While many welcomed the increased transparency which the directive bought, there was some concern that it would have a negative effect on market liquidity. The logic went like this: companies which brought in lower trading commissions, by virtue of size or volume traded, would be dropped from analyst coverage by brokers, leading to illiquidity and potential mispricings in equities and other securities.

However so far this year, this does not seem to be the case.

A piece of research by Jeremy Monk of AKRO, published on the CFA Institute's blog, takes a look at the number of forecasts across indices for three company metrics — sales, net income and earnings-per-share — in the first half of this year versus the previous decade. The methodology is laid out in detail in the blogpost.

For instance, here is the data for the S&P 500:

Unsurprisingly there's no great change year-on-year, given the majority of analysts covering US companies do not fall under Mifid II rules. Well, for the moment anyway.
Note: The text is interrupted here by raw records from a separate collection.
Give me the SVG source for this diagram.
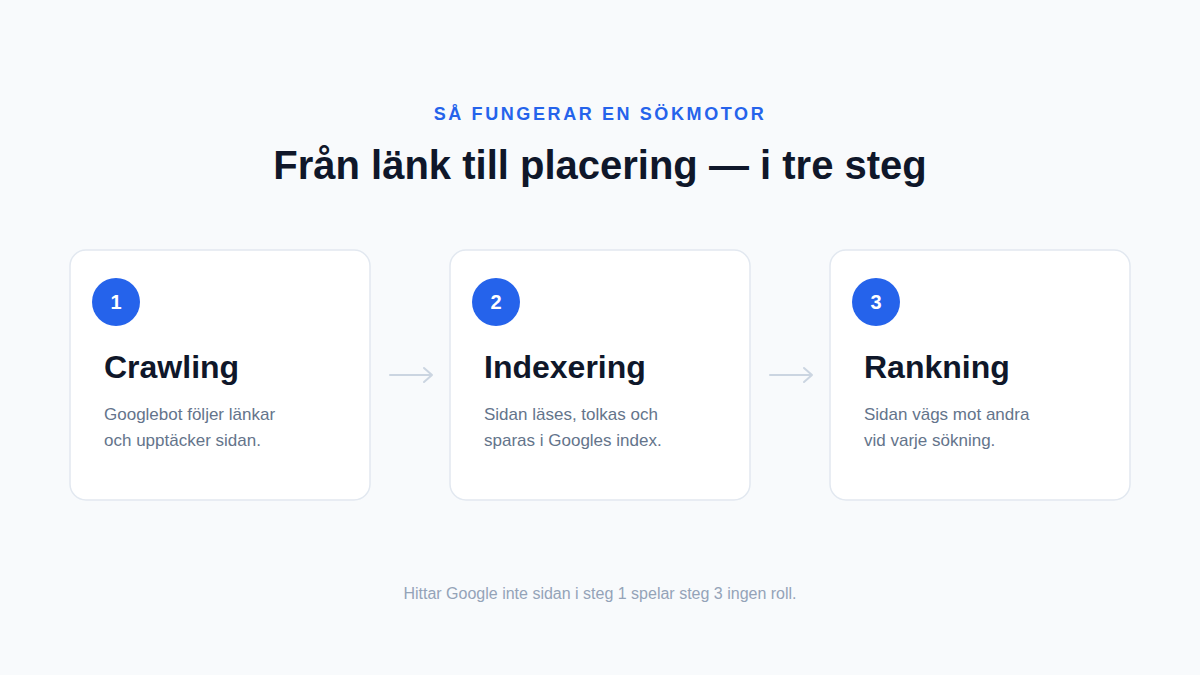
<svg xmlns="http://www.w3.org/2000/svg" width="1200" height="675" viewBox="0 0 1200 675">
<defs>
<style>
.bg{fill:#f8fafc}
.card{fill:#ffffff;stroke:#e2e8f0;stroke-width:1.5}
.badge{fill:#2563eb}
.num{font-family:"Liberation Sans",Arial,sans-serif;font-size:20px;font-weight:700;fill:#ffffff;text-anchor:middle}
.ttl{font-family:"Liberation Sans",Arial,sans-serif;font-size:32px;font-weight:700;fill:#0f172a}
.desc{font-family:"Liberation Sans",Arial,sans-serif;font-size:17px;fill:#64748b}
.conn{stroke:#cbd5e1;stroke-width:2;fill:none;stroke-linecap:round;stroke-linejoin:round}
</style>
</defs>
<rect class="bg" x="0" y="0" width="1200" height="675"/>
<text x="600" y="120" text-anchor="middle" font-family="Liberation Sans,Arial,sans-serif" font-size="18" font-weight="700" letter-spacing="2.6" fill="#2563eb">SÅ FUNGERAR EN SÖKMOTOR</text>
<text x="600" y="179" text-anchor="middle" font-family="Liberation Sans,Arial,sans-serif" font-size="40" font-weight="700" fill="#0f172a">Från länk till placering — i tre steg</text>
<g id="step1">
<rect class="card" x="70" y="250" width="300" height="250" rx="16"/>
<circle class="badge" cx="116" cy="302" r="24"/>
<text class="num" x="116" y="309">1</text>
<text class="ttl" x="104" y="378">Crawling</text>
<text class="desc" x="104" y="420">Googlebot följer länkar</text>
<text class="desc" x="104" y="446">och upptäcker sidan.</text>
</g>
<g id="step2">
<rect class="card" x="450" y="250" width="300" height="250" rx="16"/>
<circle class="badge" cx="496" cy="302" r="24"/>
<text class="num" x="496" y="309">2</text>
<text class="ttl" x="484" y="378">Indexering</text>
<text class="desc" x="484" y="420">Sidan läses, tolkas och</text>
<text class="desc" x="484" y="446">sparas i Googles index.</text>
</g>
<g id="step3">
<rect class="card" x="830" y="250" width="300" height="250" rx="16"/>
<circle class="badge" cx="876" cy="302" r="24"/>
<text class="num" x="876" y="309">3</text>
<text class="ttl" x="864" y="378">Rankning</text>
<text class="desc" x="864" y="420">Sidan vägs mot andra</text>
<text class="desc" x="864" y="446">vid varje sökning.</text>
</g>
<g id="connectors">
<path class="conn" d="M390 375 H432 M424 368 L432 375 L424 382"/>
<path class="conn" d="M770 375 H812 M804 368 L812 375 L804 382"/>
</g>
<text x="600" y="599" text-anchor="middle" font-family="Liberation Sans,Arial,sans-serif" font-size="16" fill="#94a3b8">Hittar Google inte sidan i steg 1 spelar steg 3 ingen roll.</text>
</svg>
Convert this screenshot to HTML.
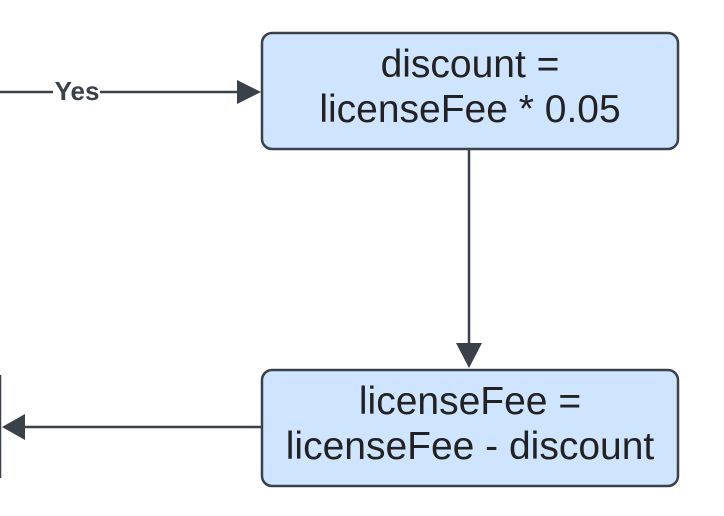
<!DOCTYPE html>
<html><head><style>
body{margin:0;background:#fff;}
</style></head><body>
<svg width="724" height="516" xmlns="http://www.w3.org/2000/svg" style="display:block">
<rect x="0" y="0" width="724" height="516" fill="#fff"/>
<line x1="0" y1="92" x2="238" y2="92" stroke="#3a414a" stroke-width="2.5"/>
<polygon points="237,80 261,92 237,104" fill="#3a414a"/>
<rect x="53" y="78" width="47" height="26" fill="#fff"/>
<text x="77" y="100" font-family="Liberation Sans, sans-serif" font-size="26px" font-weight="bold" fill="#3a414a" text-anchor="middle">Yes</text>
<rect x="262" y="33" width="416" height="116" rx="10" fill="#cfe4ff" stroke="#3a414a" stroke-width="2.5"/>
<text x="470" y="77" font-family="Liberation Sans, sans-serif" font-size="39px" fill="#222" text-anchor="middle">discount =</text>
<text x="470" y="122" font-family="Liberation Sans, sans-serif" font-size="39px" fill="#222" text-anchor="middle">licenseFee * 0.05</text>
<line x1="469" y1="149" x2="469" y2="345" stroke="#3a414a" stroke-width="2.5"/>
<polygon points="456,343 469,368 482,343" fill="#3a414a"/>
<rect x="262" y="370" width="416" height="116" rx="10" fill="#cfe4ff" stroke="#3a414a" stroke-width="2.5"/>
<text x="470" y="414" font-family="Liberation Sans, sans-serif" font-size="39px" fill="#222" text-anchor="middle">licenseFee =</text>
<text x="470" y="459" font-family="Liberation Sans, sans-serif" font-size="39px" fill="#222" text-anchor="middle">licenseFee - discount</text>
<line x1="262" y1="427" x2="22" y2="427" stroke="#3a414a" stroke-width="2.5"/>
<polygon points="25,414 2,427 25,440" fill="#3a414a"/>
<line x1="0" y1="375" x2="0" y2="478" stroke="#3a414a" stroke-width="2.5"/>
</svg>
</body></html>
Yet, for European small-caps — personified by the STOXX Europe Small 200 index — the data are pretty unexpected:

So in the first half of the year, the amount of forecasts for this selection of European small-caps grew, with earnings-per-share forecasts returning to just below 2013 levels. Monk is so surprised he labelled it as a “blip” on the chart. The trend repeats itself across the larger market capitalisation STOXX Europe 600 index:

Monk suggests this is down to productivity. Analysts, terrified by the prospect of losing their cushy jobs churning out earnings forecasts, have upped their game in a bid to prove their worth to the firm. This makes sense intuitively.

There are some other possibilities. One is that a lot of the restructuring of the sellside in anticipation of the directive came into law. After all, brokers had known about the rule change for years. This may explain the modest decline in forecasts between 2016 and 2017 across both European indices.

Another reason may be that while European banks are not out of the woods yet by any means, a lot of the pain suffered in 2016 from historically low interest rates has been mitigated. For instance, Commerzbank recently confirmed plans to start paying a dividend again after shedding 9,600 jobs as part of a restructuring plan. So improved levels of forecasts may just be the beginning of a return to pre-crisis norms.

Of course, the number of forecasts is not the only way to measure whether Mifid II has affected the markets — trading volumes, as suggested earlier, are perhaps another way to gauge the Directive's effects.

However, according to research from Union Investment published four weeks after Mifid II came into force, there was “no material impact on liquidity”, with volumes “good and robust” versus 2017. Similar conclusions were reached by senior fixed income and FX traders at the AFME European Trading & Market Liquidity conference in April, according to EuroMoney.

Yet the lack of noticeable change in volumes and forecasts doesn't tell the whole story of the buy and sellside adapting to a brave new world.

On the buy side — hedge funds and the like — the cost of buying research has led to cost reductions elsewhere in their businesses. As recently cited by the FT, budgets have been squeezed 20 per cent to accommodate research spending, according to Greenwich Associates.

On the sellside, the legislation has had a more drastic effect. A veteran of the sellside told us that street estimates for a drop in revenues of 30 to 40 per cent from Mifid II have proven fairly accurate.

They also revealed first quarter business activity “hit a wall” as the buyside and sellside tiptoed around each other, trying to figure out what constituted chargeable research, and what didn't. Since then, they said, activity has returned to normal but they anticipate a difficult fourth quarter as clients review the first year of spending under the new paradigm.

Boutique research firms, who do not generate cash from trading, have also suffered as their affordable price points have come under pressure from mammoth investment banks looking to maintain both market and mind share, according to a recent FT article.

So on the surface, all seems serene. Volumes and research output have so far proved stable. But below the waterline, in the world of market participants, there's a feeling that there's still a lot more pain to come as the great reconfiguration continues.